== INFORMATION SUPPLIED ==
------------------------

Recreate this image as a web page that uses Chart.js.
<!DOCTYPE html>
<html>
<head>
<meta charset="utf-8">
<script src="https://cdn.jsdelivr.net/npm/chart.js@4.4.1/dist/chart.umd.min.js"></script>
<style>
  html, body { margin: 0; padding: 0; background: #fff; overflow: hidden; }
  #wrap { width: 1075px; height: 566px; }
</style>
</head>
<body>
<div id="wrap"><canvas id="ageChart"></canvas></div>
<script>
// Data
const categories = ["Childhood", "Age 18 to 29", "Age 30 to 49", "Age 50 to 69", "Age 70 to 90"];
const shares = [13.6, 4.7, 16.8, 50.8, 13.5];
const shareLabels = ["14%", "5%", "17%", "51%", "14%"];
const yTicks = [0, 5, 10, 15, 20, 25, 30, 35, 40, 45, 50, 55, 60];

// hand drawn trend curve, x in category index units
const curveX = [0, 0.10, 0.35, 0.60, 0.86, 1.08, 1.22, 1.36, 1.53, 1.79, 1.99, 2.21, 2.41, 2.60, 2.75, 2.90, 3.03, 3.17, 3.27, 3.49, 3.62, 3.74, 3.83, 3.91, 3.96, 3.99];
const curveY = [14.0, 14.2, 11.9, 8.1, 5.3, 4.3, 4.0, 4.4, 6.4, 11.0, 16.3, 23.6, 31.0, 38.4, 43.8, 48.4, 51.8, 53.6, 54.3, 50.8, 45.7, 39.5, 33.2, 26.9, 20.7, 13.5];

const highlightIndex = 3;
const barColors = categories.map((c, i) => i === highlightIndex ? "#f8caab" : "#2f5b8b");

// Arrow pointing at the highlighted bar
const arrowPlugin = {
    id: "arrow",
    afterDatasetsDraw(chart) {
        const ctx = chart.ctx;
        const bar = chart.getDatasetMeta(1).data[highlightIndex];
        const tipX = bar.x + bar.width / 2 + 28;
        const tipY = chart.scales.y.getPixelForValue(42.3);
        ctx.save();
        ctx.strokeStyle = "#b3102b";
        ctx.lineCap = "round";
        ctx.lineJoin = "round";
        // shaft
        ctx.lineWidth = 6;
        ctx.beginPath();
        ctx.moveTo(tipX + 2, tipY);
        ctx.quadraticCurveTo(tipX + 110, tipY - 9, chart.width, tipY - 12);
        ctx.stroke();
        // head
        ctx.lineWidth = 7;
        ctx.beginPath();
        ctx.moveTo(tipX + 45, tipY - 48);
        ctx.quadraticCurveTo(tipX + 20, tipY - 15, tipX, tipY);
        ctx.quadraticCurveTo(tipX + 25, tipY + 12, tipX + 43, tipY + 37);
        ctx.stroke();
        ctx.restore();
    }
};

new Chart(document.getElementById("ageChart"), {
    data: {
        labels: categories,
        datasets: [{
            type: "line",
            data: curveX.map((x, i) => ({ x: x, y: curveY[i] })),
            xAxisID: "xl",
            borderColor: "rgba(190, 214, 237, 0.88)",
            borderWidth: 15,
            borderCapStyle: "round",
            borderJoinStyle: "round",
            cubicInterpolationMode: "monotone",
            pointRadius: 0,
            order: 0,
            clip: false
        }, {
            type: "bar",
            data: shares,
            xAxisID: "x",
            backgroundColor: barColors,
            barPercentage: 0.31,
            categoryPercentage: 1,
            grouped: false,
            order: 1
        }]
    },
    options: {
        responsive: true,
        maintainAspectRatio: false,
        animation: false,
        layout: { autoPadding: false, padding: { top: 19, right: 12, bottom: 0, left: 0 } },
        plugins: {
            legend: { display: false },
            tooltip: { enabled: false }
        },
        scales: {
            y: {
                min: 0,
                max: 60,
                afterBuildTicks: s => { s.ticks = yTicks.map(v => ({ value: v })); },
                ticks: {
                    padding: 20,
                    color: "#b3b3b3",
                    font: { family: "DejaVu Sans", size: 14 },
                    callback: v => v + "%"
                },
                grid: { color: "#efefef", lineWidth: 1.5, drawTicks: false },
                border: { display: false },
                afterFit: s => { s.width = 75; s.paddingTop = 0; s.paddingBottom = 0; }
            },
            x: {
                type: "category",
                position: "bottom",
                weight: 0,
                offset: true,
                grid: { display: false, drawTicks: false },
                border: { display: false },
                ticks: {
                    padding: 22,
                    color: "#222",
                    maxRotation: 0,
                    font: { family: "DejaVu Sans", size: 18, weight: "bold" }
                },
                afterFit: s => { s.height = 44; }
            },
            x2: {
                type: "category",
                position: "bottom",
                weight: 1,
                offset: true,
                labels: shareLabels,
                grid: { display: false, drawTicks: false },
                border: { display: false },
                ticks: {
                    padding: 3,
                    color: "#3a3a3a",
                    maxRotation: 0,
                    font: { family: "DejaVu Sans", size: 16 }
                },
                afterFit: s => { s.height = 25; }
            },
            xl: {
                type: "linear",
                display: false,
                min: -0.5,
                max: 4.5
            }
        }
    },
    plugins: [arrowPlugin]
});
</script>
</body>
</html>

------------------------

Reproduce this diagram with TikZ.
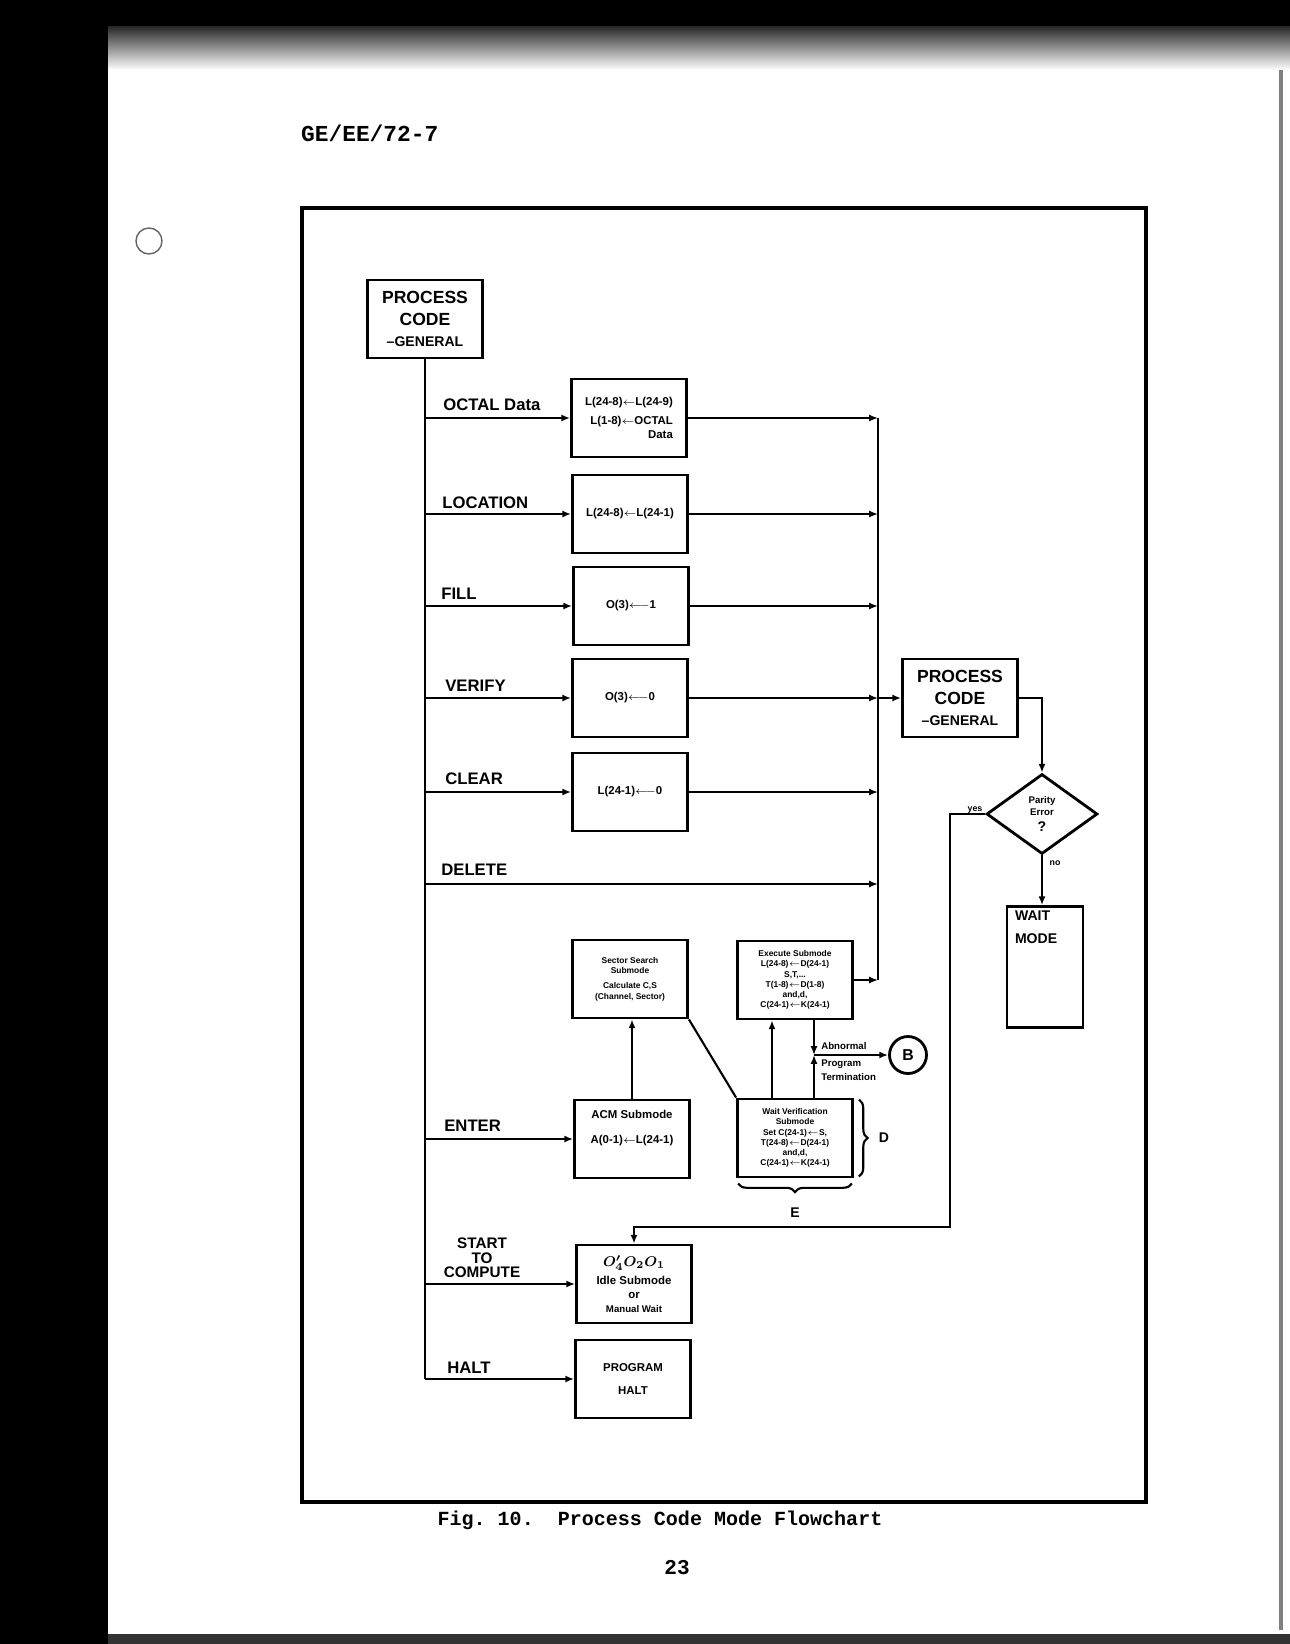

------------------------

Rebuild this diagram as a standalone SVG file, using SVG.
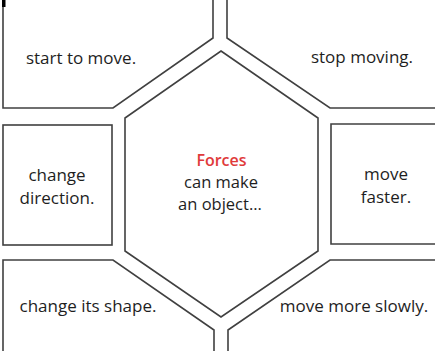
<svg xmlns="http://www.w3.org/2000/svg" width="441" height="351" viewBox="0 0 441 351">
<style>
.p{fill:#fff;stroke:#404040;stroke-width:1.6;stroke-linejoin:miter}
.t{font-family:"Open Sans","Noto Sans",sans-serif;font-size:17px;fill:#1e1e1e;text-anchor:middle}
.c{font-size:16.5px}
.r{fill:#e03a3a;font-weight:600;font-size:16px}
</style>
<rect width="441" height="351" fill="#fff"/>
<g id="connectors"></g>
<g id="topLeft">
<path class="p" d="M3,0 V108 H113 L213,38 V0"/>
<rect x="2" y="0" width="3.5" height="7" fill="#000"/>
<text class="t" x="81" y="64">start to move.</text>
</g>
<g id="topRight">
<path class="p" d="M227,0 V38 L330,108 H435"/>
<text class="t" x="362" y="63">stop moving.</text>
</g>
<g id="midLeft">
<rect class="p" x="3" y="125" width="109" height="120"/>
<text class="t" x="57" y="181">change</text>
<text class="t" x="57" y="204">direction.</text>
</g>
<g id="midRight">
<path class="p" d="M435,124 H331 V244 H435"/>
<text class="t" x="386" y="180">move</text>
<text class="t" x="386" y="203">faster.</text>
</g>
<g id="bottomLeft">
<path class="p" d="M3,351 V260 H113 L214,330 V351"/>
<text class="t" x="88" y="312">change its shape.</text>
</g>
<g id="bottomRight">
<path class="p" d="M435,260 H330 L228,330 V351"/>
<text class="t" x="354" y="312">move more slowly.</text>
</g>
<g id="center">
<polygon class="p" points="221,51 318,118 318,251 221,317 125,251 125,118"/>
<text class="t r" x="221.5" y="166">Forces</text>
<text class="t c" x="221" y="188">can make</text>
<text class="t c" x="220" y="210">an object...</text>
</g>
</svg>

------------------------

== PROMPT ==
Taking the lines above, repeat exactly those from the line that contains "Recreate this image" through the line that contains "const barColors = categories.map((c, i)", and both of those lines as well. Include nothing else.

== EXERCISE RESPONSE ==
Recreate this image as a web page that uses Chart.js.
<!DOCTYPE html>
<html>
<head>
<meta charset="utf-8">
<script src="https://cdn.jsdelivr.net/npm/chart.js@4.4.1/dist/chart.umd.min.js"></script>
<style>
  html, body { margin: 0; padding: 0; background: #fff; overflow: hidden; }
  #wrap { width: 1075px; height: 566px; }
</style>
</head>
<body>
<div id="wrap"><canvas id="ageChart"></canvas></div>
<script>
// Data
const categories = ["Childhood", "Age 18 to 29", "Age 30 to 49", "Age 50 to 69", "Age 70 to 90"];
const shares = [13.6, 4.7, 16.8, 50.8, 13.5];
const shareLabels = ["14%", "5%", "17%", "51%", "14%"];
const yTicks = [0, 5, 10, 15, 20, 25, 30, 35, 40, 45, 50, 55, 60];

// hand drawn trend curve, x in category index units
const curveX = [0, 0.10, 0.35, 0.60, 0.86, 1.08, 1.22, 1.36, 1.53, 1.79, 1.99, 2.21, 2.41, 2.60, 2.75, 2.90, 3.03, 3.17, 3.27, 3.49, 3.62, 3.74, 3.83, 3.91, 3.96, 3.99];
const curveY = [14.0, 14.2, 11.9, 8.1, 5.3, 4.3, 4.0, 4.4, 6.4, 11.0, 16.3, 23.6, 31.0, 38.4, 43.8, 48.4, 51.8, 53.6, 54.3, 50.8, 45.7, 39.5, 33.2, 26.9, 20.7, 13.5];

const highlightIndex = 3;
const barColors = categories.map((c, i) => i === highlightIndex ? "#f8caab" : "#2f5b8b");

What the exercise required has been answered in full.